Corn Palace
Mitchell, South Dakota
The Mitchell Corn Palace is not built out of corn, nor has royalty ever lived in it. But it is a regal example of American folk art, and the lone 21st century survivor of a 19th century fad for decorating buildings with everything from alfalfa to oats.
Agricultural palaces once dotted America's heartland. Crop-crazy farm towns would cover a building with their harvest as a showpiece for the fertility of their soil, arranging the plants into geometric patterns and patriotic designs. "They were trying to get people to move there," said Troy Magnuson, manager of the Corn Palace gift shop (and its resident historian). Prospective farmers would see a Palace with its exotic flair and agricultural bounty, and decide that its frontier town was a good place to settle.
There was a Sugar Beet Palace in Grand Island, Nebraska; a Sorghum Palace in Arcola, Illinois; and dozens more.
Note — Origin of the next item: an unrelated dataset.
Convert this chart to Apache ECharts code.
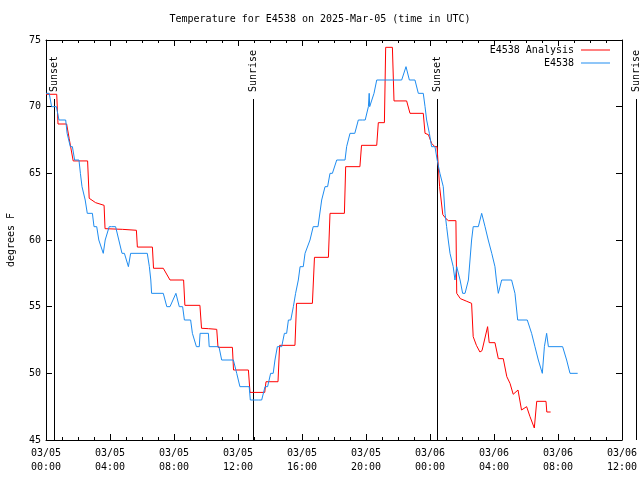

The most lavish of these early agri-tectural marvels was a Corn Palace in Sioux City, Iowa -- but when that town was crippled by a flood and financial panic, Mitchell "took the idea and ran with it," said Troy.
Mitchell built its first Corn Palace in 1892, then a replacement in 1905. The current Palace, the last of its kind, opened in 1921. Onion domes and cone-topped castle turrets were added in 1937, then updated to sleeker, LED-enhanced towers in 2015. Through all of its iterations, pennants and flags have fluttered from multiple poles on the roof.
The purpose of Mitchell's Corn Palace has evolved along with its design, from wooing farmers to wowing tourists. Early postcards -- and there have been hundreds of the Corn Palace -- described it as the "agricultural showplace of the world," and "the most marvelous exhibit of nature's wonderful colors blended into works of classic art." Later postcards have been more jaunty in their praise, lauding the building's "a-maize-ing corn-ceptual ear-chitecture."
The Corn Palace, mostly brick and concrete, was built with large vertical wooden sections that can be filled with crop art, and changed annually. Themes such as "Allied Victory" (1943), "Space Age" (1969), and "Millennium Corn" (2000), usually make it easy to date the Palace in old photos -- but a wet spring, dry summer, or early winter can delay harvests and drag completion of the corn murals far into the following year. "We're at Mother Nature's mercy," said Troy.
The art is not made of individual corn kernels, but of cobs split lengthwise, creating a flat side that's nailed to the building (The Corn Palace goes through over a ton of nails every year). Roughly 325,000 ears of corn are used, arranged into pre-outlined patterns in a "corn-by-numbers" process, in multiple shades of red, brown, black, blue, green, white, and yellow. "People think the corn is painted," said Troy, "but the colors are all natural." The darker varieties are flint corn, which Troy described as "one of the hardest substances known to humankind." This discourages birds and squirrels from eating the art.
Oddly for a tourist attraction, the best time to see the Corn Palace is in chilly November, when the murals are fresh and colorful, not during the peak summer travel season, when the faded murals from the previous year are often being torn down to prepare for the new fall crop. "I have to explain that to people," said Troy, who, by his reckoning, has conducted over 8,000 tours of the Corn Palace since he began working there in 1985.
Visitors to the Corn Palace can pose with a grinning ear of corn named "Cornelius," browse the gift shop (it sells corn cob jelly), and stand on an outdoor balcony to be seen on the "Corn Cam," waving to the folks back home. The indoor space -- an auditorium that's hosted everyone from Andy Griffith to The Three Stooges -- has its own set of corn murals, some with designs that date back decades.
Mitchell residents mostly view the Corn Palace as a venue for their high school basketball team (The Kernels) and gripe about its color-shifting nighttime illumination, which some have compared unfavorably to Las Vegas.
We asked Troy for an esoteric detail about the Corn Palace. He said that only two Mitchell natives have ever been portrayed in corn on its exterior: failed presidential candidate George McGovern; and Troy himself, as his alter-ego "Popcorn," a Shrine clown. "It was an honor," he said.